A Canadian software company wants to re-invent the corporate performance review by replacing what the co-CEO calls “a 50-year-old process” with one that recognizes the social elements of today’s workforce and the value of iterative feedback.

Rypple’s co-CEO, Daniel Debow, said the software, Loops, helps managers turn performance summaries into a “social Web experience” by aggregating bits of recognition, coaching and feedback along the way, while preserving the context in which they are made.

“The world of work has changed … It’s become much more collaborative, much more real time, much more social and they have relationships that matter,” said Debow. Rypple has offices in Toronto and San Francisco.


The other part is that Loops lets managers send out a short list of questions every so often—certainly not as long as the usual six-month cycle after the fact, said Debow—to gauge opinions from team members about project status, if it’s a project review), or stakeholder feedback on employees (if it’s a job performance review) on the fly.

The idea, there, is that if there’s improvement or adjustment to be made, then it is captured on an ongoing basis and creates far more flexibility for change than the traditional “batch process” that looks at feedback only after it’s all over, said Debow.

“What you want to do with your performance cycle is help people learn so they get better,” he said. “Doing things in smaller chunks makes a lot more sense.”

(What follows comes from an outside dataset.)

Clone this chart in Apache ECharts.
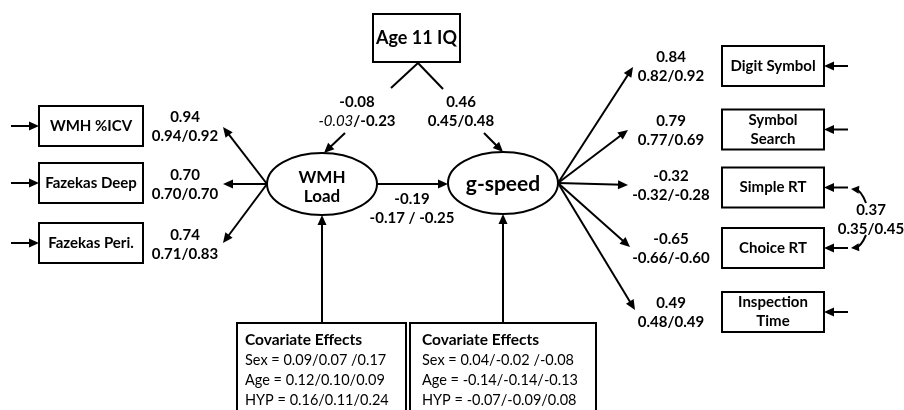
<!DOCTYPE html>
<html>
<head>
    <meta charset="utf-8">
    <title>WMH Load / g-speed path model</title>
    <script src="https://cdn.jsdelivr.net/npm/echarts@6.0.0/dist/echarts.min.js"></script>
    <style>
        html, body { margin: 0; padding: 0; background: #fff; }
        #chart { width: 904px; height: 410px; }
    </style>
</head>
<body>
    <div id="chart"></div>

    <script>
        // 观测变量
        const wmhIndicators = ['WMH %ICV', 'Fazekas Deep', 'Fazekas Peri.'];
        const gIndicators = ['Digit Symbol', 'Symbol\nSearch', 'Simple RT', 'Choice RT', 'Inspection\nTime'];
        const latentNames = ['WMH\nLoad', 'g-speed'];
        const predictorName = 'Age 11 IQ';

        // 载荷：全样本，然后两个子组
        const wmhLoadings = [0.94, 0.70, 0.74];
        const wmhLoadingsSplit = [[0.94, 0.92], [0.70, 0.70], [0.71, 0.83]];
        const gLoadings = [0.84, 0.79, -0.32, -0.65, 0.49];
        const gLoadingsSplit = [[0.82, 0.92], [0.77, 0.69], [-0.32, -0.28], [-0.66, -0.60], [0.48, 0.49]];

        // 结构路径 [全样本, 组1, 组2]
        const pathWmhToG = [-0.19, -0.17, -0.25];
        const pathIqToWmh = [-0.08, -0.03, -0.23];
        const pathIqToG = [0.46, 0.45, 0.48];
        const rtResidualCorr = [0.37, 0.35, 0.45];

        // 协变量效应
        const covariateNames = ['Sex', 'Age', 'HYP'];
        const covariatesWmh = [[0.09, 0.07, 0.17], [0.12, 0.10, 0.09], [0.16, 0.11, 0.24]];
        const covariatesG = [[0.04, -0.02, -0.08], [-0.14, -0.14, -0.13], [-0.07, -0.09, 0.08]];

        // ---- 布局（像素坐标，画布 904 x 410） ----
        const wmhBoxY = [126, 183, 243];
        const gBoxY = [66, 129.5, 187.5, 248, 312];
        const wmhLabelY = [126.5, 184.5, 244.5];
        const gLabelY = [67, 131, 186, 249, 313];
        const wmhTips = [[223, 127], [223, 184], [223, 243]];
        const gTips = [[633, 67], [628, 130], [628, 185], [630, 247], [635, 310]];
        const latentPos = [[322, 184], [503, 183]];

        const FONT = 'Lato, "Open Sans", sans-serif';
        const NUM_SIZE = 15;
        const f = v => v.toFixed(2);
        const covRow = (name, v, i) =>
            name + ' = ' + f(v[0]) + '/' + f(v[1]) + (i === 0 ? ' /' : '/') + f(v[2]);

        // 方框
        const boxes = [];
        wmhIndicators.forEach((t, i) => boxes.push({ p: [91, wmhBoxY[i], 104, 40], text: t, size: 15 }));
        gIndicators.forEach((t, i) => boxes.push({ p: [773, gBoxY[i], 102, 40], text: t, size: 15 }));
        boxes.push({ p: [416.5, 38, 87, 48], text: predictorName, size: 18 });

        // 箭头
        const arrows = [];
        wmhTips.forEach(t => arrows.push([267, 184, t[0], t[1]]));
        gTips.forEach(t => arrows.push([558, 183, t[0], t[1]]));
        wmhBoxY.forEach(y => arrows.push([11, y, 39, y]));
        gBoxY.forEach(y => arrows.push([848, y, 824, y]));
        arrows.push([377, 184, 448, 184]);
        arrows.push([345, 133, 324, 153]);
        arrows.push([484, 133, 503, 152]);
        arrows.push([322, 323, 322, 215]);
        arrows.push([503, 323, 503, 214]);

        // 文字标签
        const labels = [];
        wmhLoadings.forEach((v, i) => labels.push({
            p: [185, wmhLabelY[i]], text: f(v) + '\n' + wmhLoadingsSplit[i].map(f).join('/')
        }));
        gLoadings.forEach((v, i) => labels.push({
            p: [671, gLabelY[i]], text: f(v) + '\n' + gLoadingsSplit[i].map(f).join('/')
        }));
        labels.push({ p: [357, 112], text: f(pathIqToWmh[0]) + '\n{i|' + f(pathIqToWmh[1]) + '}/' + f(pathIqToWmh[2]) });
        labels.push({ p: [461, 112], text: f(pathIqToG[0]) + '\n' + f(pathIqToG[1]) + '/' + f(pathIqToG[2]) });
        labels.push({ p: [412, 208.5], text: f(pathWmhToG[0]) + '\n' + f(pathWmhToG[1]) + ' / ' + f(pathWmhToG[2]) });
        labels.push({ p: [871, 219.5], text: f(rtResidualCorr[0]) + '\n' + f(rtResidualCorr[1]) + '/' + f(rtResidualCorr[2]) });

        // 协变量方框
        const covBoxes = [
            { p: [237, 323, 169, 100], tx: 245, rows: covariatesWmh },
            { p: [410, 323, 186, 100], tx: 422, rows: covariatesG }
        ];

        function head(tip, from, len, half) {
            const dx = tip[0] - from[0], dy = tip[1] - from[1];
            const d = Math.hypot(dx, dy), ux = dx / d, uy = dy / d;
            const bx = tip[0] - ux * len, by = tip[1] - uy * len;
            return {
                type: 'polygon',
                shape: { points: [tip, [bx - uy * half, by + ux * half], [bx + uy * half, by - ux * half]] },
                style: { fill: '#000' }
            };
        }

        const chart = echarts.init(document.getElementById('chart'));
        chart.setOption({
            animation: false,
            grid: { left: 0, right: 0, top: 0, bottom: 0 },
            xAxis: { type: 'value', min: 0, max: 904, show: false },
            yAxis: { type: 'value', min: 0, max: 410, inverse: true, show: false },
            series: [
                {
                    // Age 11 IQ 下方的分叉线（无箭头）
                    type: 'custom', clip: false, silent: true,
                    data: [[418, 63, 391, 88], [418, 63, 443, 89]],
                    renderItem(params, api) {
                        const a = api.coord([api.value(0), api.value(1)]);
                        const b = api.coord([api.value(2), api.value(3)]);
                        return { type: 'line', shape: { x1: a[0], y1: a[1], x2: b[0], y2: b[1] }, style: { stroke: '#000', lineWidth: 2 } };
                    }
                },
                {
                    // 残差相关曲线
                    type: 'custom', clip: false, silent: true,
                    data: [[866, 203, 861, 190, 851, 189], [866, 235, 861, 247, 851, 248]],
                    renderItem(params, api) {
                        const a = api.coord([api.value(0), api.value(1)]);
                        const c = api.coord([api.value(2), api.value(3)]);
                        const b = api.coord([api.value(4), api.value(5)]);
                        return {
                            type: 'group', children: [
                                { type: 'bezierCurve', shape: { x1: a[0], y1: a[1], cpx1: c[0], cpy1: c[1], x2: b[0] + 4, y2: b[1] }, style: { stroke: '#000', lineWidth: 2, fill: null } },
                                head(b, c, 8, 4)
                            ]
                        };
                    }
                },
                {
                    type: 'custom', clip: false, silent: true,
                    data: arrows,
                    renderItem(params, api) {
                        const a = api.coord([api.value(0), api.value(1)]);
                        const b = api.coord([api.value(2), api.value(3)]);
                        const dx = b[0] - a[0], dy = b[1] - a[1], d = Math.hypot(dx, dy);
                        return {
                            type: 'group', children: [
                                { type: 'line', shape: { x1: a[0], y1: a[1], x2: b[0] - dx / d * 5, y2: b[1] - dy / d * 5 }, style: { stroke: '#000', lineWidth: 2 } },
                                head(b, a, 10, 4.5)
                            ]
                        };
                    }
                },
                {
                    type: 'custom', clip: false, silent: true,
                    data: boxes.map(b => b.p),
                    renderItem(params, api) {
                        const c = api.coord([api.value(0), api.value(1)]);
                        const s = api.size([api.value(2), api.value(3)]);
                        const b = boxes[params.dataIndex];
                        return {
                            type: 'group', children: [
                                { type: 'rect', shape: { x: c[0] - s[0] / 2, y: c[1] - s[1] / 2, width: s[0], height: s[1] }, style: { fill: '#fff', stroke: '#000', lineWidth: 2 } },
                                { type: 'text', x: c[0], y: c[1], style: { text: b.text, fill: '#000', fontFamily: FONT, fontWeight: 'bold', fontSize: b.size, lineHeight: 19, align: 'center', verticalAlign: 'middle' } }
                            ]
                        };
                    }
                },
                {
                    type: 'custom', clip: false, silent: true,
                    data: latentPos.map(p => [p[0], p[1], 55, 31]),
                    renderItem(params, api) {
                        const c = api.coord([api.value(0), api.value(1)]);
                        const s = api.size([api.value(2), api.value(3)]);
                        const i = params.dataIndex;
                        return {
                            type: 'group', children: [
                                { type: 'ellipse', shape: { cx: c[0], cy: c[1], rx: s[0], ry: s[1] }, style: { fill: '#fff', stroke: '#000', lineWidth: 2 } },
                                { type: 'text', x: c[0], y: c[1] + (i === 0 ? 3 : 1), style: { text: latentNames[i], fill: '#000', fontFamily: FONT, fontWeight: 'bold', fontSize: i === 0 ? 17 : 21, lineHeight: 19, align: 'center', verticalAlign: 'middle' } }
                            ]
                        };
                    }
                },
                {
                    type: 'custom', clip: false, silent: true,
                    data: labels.map(l => l.p),
                    renderItem(params, api) {
                        const c = api.coord([api.value(0), api.value(1)]);
                        return {
                            type: 'text', x: c[0], y: c[1],
                            style: {
                                text: labels[params.dataIndex].text, fill: '#000',
                                fontFamily: FONT, fontWeight: 'bold', fontSize: NUM_SIZE, lineHeight: 19,
                                align: 'center', verticalAlign: 'middle',
                                rich: { i: { fontStyle: 'italic', fontWeight: 'normal', fontFamily: FONT, fontSize: NUM_SIZE, lineHeight: 19 } }
                            }
                        };
                    }
                },
                {
                    type: 'custom', clip: false, silent: true,
                    data: covBoxes.map(b => b.p),
                    renderItem(params, api) {
                        const tl = api.coord([api.value(0), api.value(1)]);
                        const s = api.size([api.value(2), api.value(3)]);
                        const b = covBoxes[params.dataIndex];
                        const children = [
                            { type: 'rect', shape: { x: tl[0], y: tl[1], width: s[0], height: s[1] }, style: { fill: '#fff', stroke: '#000', lineWidth: 2 } },
                            { type: 'text', x: b.tx, y: tl[1] + 17, style: { text: 'Covariate Effects', fill: '#000', fontFamily: FONT, fontWeight: 'bold', fontSize: 15.5, align: 'left', verticalAlign: 'middle' } }
                        ];
                        b.rows.forEach((r, i) => children.push({
                            type: 'text', x: b.tx, y: tl[1] + 37 + i * 20,
                            style: { text: covRow(covariateNames[i], r, i), fill: '#000', fontFamily: FONT, fontSize: 14.5, align: 'left', verticalAlign: 'middle' }
                        }));
                        return { type: 'group', children };
                    }
                }
            ]
        });
    </script>
</body>
</html>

Moreover, a tool like this, said Debow, reduces the anxiety and stress of a process that most employees find laborious and lengthy. Debow said performance review software is generally built for the human resources department, and unfortunately not for the managers and employees who’ll be using it.

The idea of using social processes and networking sites in the business is relatively novel and many companies are just getting used to the idea. But, Cambridge, Mass.-based Forrester Research Inc.’s principal analyst, Chenxi Wang, released a report earlier in 2011 that suggested IT departments should open their eyes to the concept of social networking in the business.

“A lot of businesses, small and large, are moving away from the more restrictive model of blocking social media to a more liberal access model,” said Wang.

Across departments, employees have the urge to engage and collaborate with stakeholders through social computing, and organizations must recognize this amid fear of privacy and security risks, said Wang.